Life And Times Of Muddy Waters
    

REVIEW by Willard Manus

Anyone who watched the recent seven-night PBS series, The Blues, will remember the segment dealing with Chicago and its importance in the history of the music. At the heart of that 90-minute program was a tribute to the legendary Muddy Waters, the man B.B. King called "the godfather of the blues."

Muddy was recalled on screen mostly by Marshall Chess, son of the man who released Waters' first records, Leonard Chess. This was back in 1947, when Muddy (real name McKinley A. Morganfield), was a struggling young singer/guitar player just out of the Mississippi Delta. Leonard Chess was struggling too. He and his brother Phil had come out of Poland, not the Delta, but they were fighting to make it in one of the toughest cities in America--"city of the big shoulders," as Carl Sandburg put it. They started with a liquor store, then opened a raunchy nightspot that attracted a largely black clientele because of its live music. That connection segued into Chess Records, which fixed on "race music," a euphemism for the blues and jazz most white folks considered too raw and uncouth to bring into their homes.
       

      
Muddy and Leonard formed a special bond from the gitgo. Waters, the illiterate sharecropper who grew up in a shack, found in Leonard a reflection of the plantation bossman of his youth, Captain Stovall, who treated him in a warm, paternalistic way even as he exploited his labor.
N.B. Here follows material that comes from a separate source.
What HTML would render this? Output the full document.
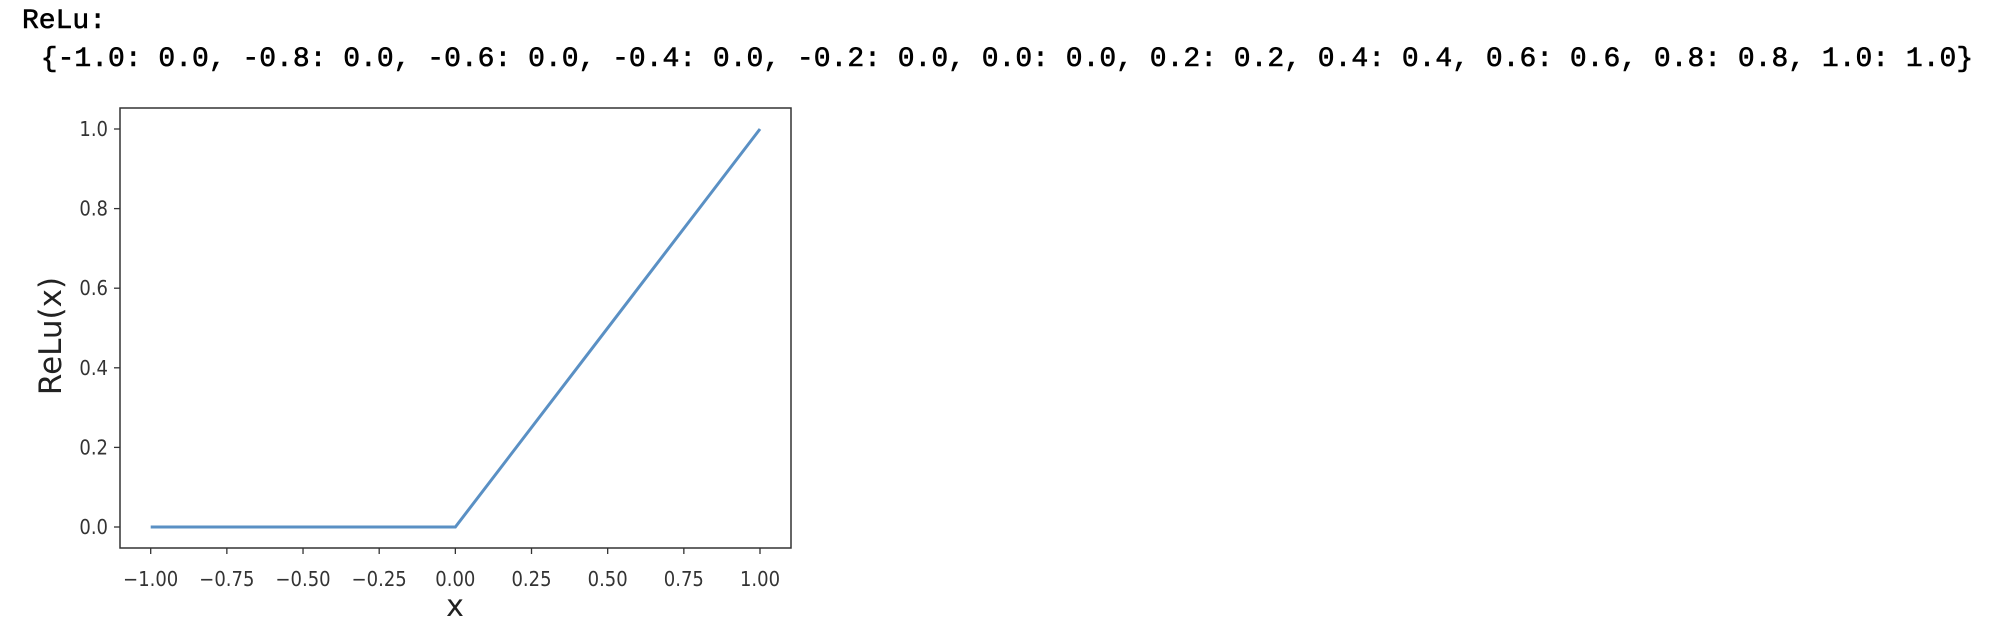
<!DOCTYPE html>
<html><head><meta charset="utf-8"><style>
body{margin:0;width:2012px;height:630px;background:#fff;overflow:hidden;position:relative}
.mono{position:absolute;font-family:"Liberation Mono",monospace;font-size:28px;color:#000;white-space:pre;font-weight:normal;-webkit-text-stroke:0.6px #000}
</style></head><body>
<div class="mono" style="left:22px;top:6px">ReLu:</div>
<div class="mono" style="left:24px;top:44px"> {-1.0: 0.0, -0.8: 0.0, -0.6: 0.0, -0.4: 0.0, -0.2: 0.0, 0.0: 0.0, 0.2: 0.2, 0.4: 0.4, 0.6: 0.6, 0.8: 0.8, 1.0: 1.0}</div>
<svg id="chart" width="2012" height="630" style="position:absolute;left:0;top:0" font-family="DejaVu Sans, sans-serif"></svg>
<script>
const xs=[-1.0,-0.8,-0.6,-0.4,-0.2,0.0,0.2,0.4,0.6,0.8,1.0];
const ys=[0.0,0.0,0.0,0.0,0.0,0.0,0.2,0.4,0.6,0.8,1.0];
const xTicks=[-1.0,-0.75,-0.5,-0.25,0.0,0.25,0.5,0.75,1.0];
const xTickLabels=["\u22121.00","\u22120.75","\u22120.50","\u22120.25","0.00","0.25","0.50","0.75","1.00"];
const yTicks=[0.0,0.2,0.4,0.6,0.8,1.0];
const yTickLabels=["0.0","0.2","0.4","0.6","0.8","1.0"];
const svg=document.getElementById('chart');
const NS='http://www.w3.org/2000/svg';
const L=120,R=791,T=108,B=548;
const X=v=>150.7+(v+1)/2*(760-150.7);
const Y=v=>527+(v)*(129-527);
function mk(t,a){const e=document.createElementNS(NS,t);for(const k in a)e.setAttribute(k,a[k]);svg.appendChild(e);return e;}
const frame=mk('rect',{x:L,y:T,width:R-L,height:B-T,fill:'none',stroke:'#333',"stroke-width":1.5});


xTicks.forEach((v,i)=>{
 const t=mk('line',{x1:X(v),x2:X(v),y1:B,y2:B+6,stroke:'#333',"stroke-width":1.3});
 
 
 const l=mk('text',{x:X(v),y:586,"text-anchor":"middle","font-size":20,fill:'#333',transform:`translate(${X(v)},0) scale(0.9,1) translate(${-X(v)},0)`});
 l.textContent=xTickLabels[i];
 
 
});
yTicks.forEach((v,i)=>{
 const t=mk('line',{x1:L-6,x2:L,y1:Y(v),y2:Y(v),stroke:'#333',"stroke-width":1.3});
 
 
 const l=mk('text',{x:108,y:Y(v)+7,"text-anchor":"end","font-size":20,fill:'#333',transform:`translate(108,0) scale(0.9,1) translate(-108,0)`});
 l.textContent=yTickLabels[i];
 
 
});
const p=mk('polyline',{points:xs.map((x,i)=>X(x)+','+Y(ys[i])).join(' '),fill:'none',stroke:'#5a90c4',"stroke-width":3});


const xl=mk('text',{x:455,y:616,"text-anchor":"middle","font-size":30,fill:'#222'});
xl.textContent='x';


const yl=mk('text',{x:0,y:0,"text-anchor":"middle","font-size":31,fill:'#222',transform:'translate(61,336) rotate(-90)'});
yl.textContent='ReLu(x)';


</script>
</body></html>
Leonard also "took care" of Waters, making good on his promise to never let him starve--even as he made hundreds of thousands of dollars out of his artistic abilities.

Muddy never got a single royalty check from Chess Records, but to hear Marshall tell it on The Blues, the singer never had a quarrel with his father. Left out of that disingenuous view of things was the fact that Muddy, helped by an honest and shrewd manager, Scott Cameron, ultimately sued Chess Records in 1975 for unpaid back royalties and won his case. Thirty years of thievery had finally come to an end.

The unvarnished truth about Muddy and Chess Records is contained in the recently published book by Robert Gordon, CAN'T BE SATISFIED--THE LIFE AND TIMES OF MUDDY WATERS (Little Brown & Co.) Gordon worked on the biography for five years and his hard work has paid off handsomely. CAN'T BE SATISFIED is the definitive book on Muddy, a scrupulously researched, emphatically written account of the tumultuous life of a great American artist. The 400-page work also offers a concise history of the blues and vivid portraits of the men and women who, along with Muddy, helped bring the music of the cottonfields to the world at large.

Son House, Ann Cole, Willie Dixon, Junior Wells, Memphis Slim, Sonny Boy Williamson, Little Walter, Howlin Wolf, Jimmy Rogers and Otis Spann are just a few of the musicians and singers Muddy played with over the years, but as CAN'T BE SATISFIED shows, his genius also influenced scores of younger musicians such as Keith Richards, Mick Jagger, Eric Clapton, Buddy Guy and Paul Butterfield, to name but a few. All of them considered him the best, the king--yet Muddy himself remained the same humble person he'd always been.

"The blues was around way before I was born. They'll always be around. Long as people hurt, they'll be around," he said.

Muddy's personal life was on the messy side. He had numerous wives (only two of whom were legal), slews of children, but he did what he could for all of them, spreading his money and love around. Muddy also packed a pistol, drank an ocean of hard liquor, and never did learn how to read and write. But he believed in friendship, was a generous mentor and unselfish band leader, one who was delighted when his sidemen became accomplished enough to branch off on their own. Above all, he was an electrifying performer, a veritable force of nature.

As Gordon says, "Through Muddy, the blues became a music of hope--not just escape. What had been the music of oppression became the music of liberation."

CAN'T BE SATISFIED also contains a full discography and a list of recommended Muddy Waters recordings. No blues fan should be without this book.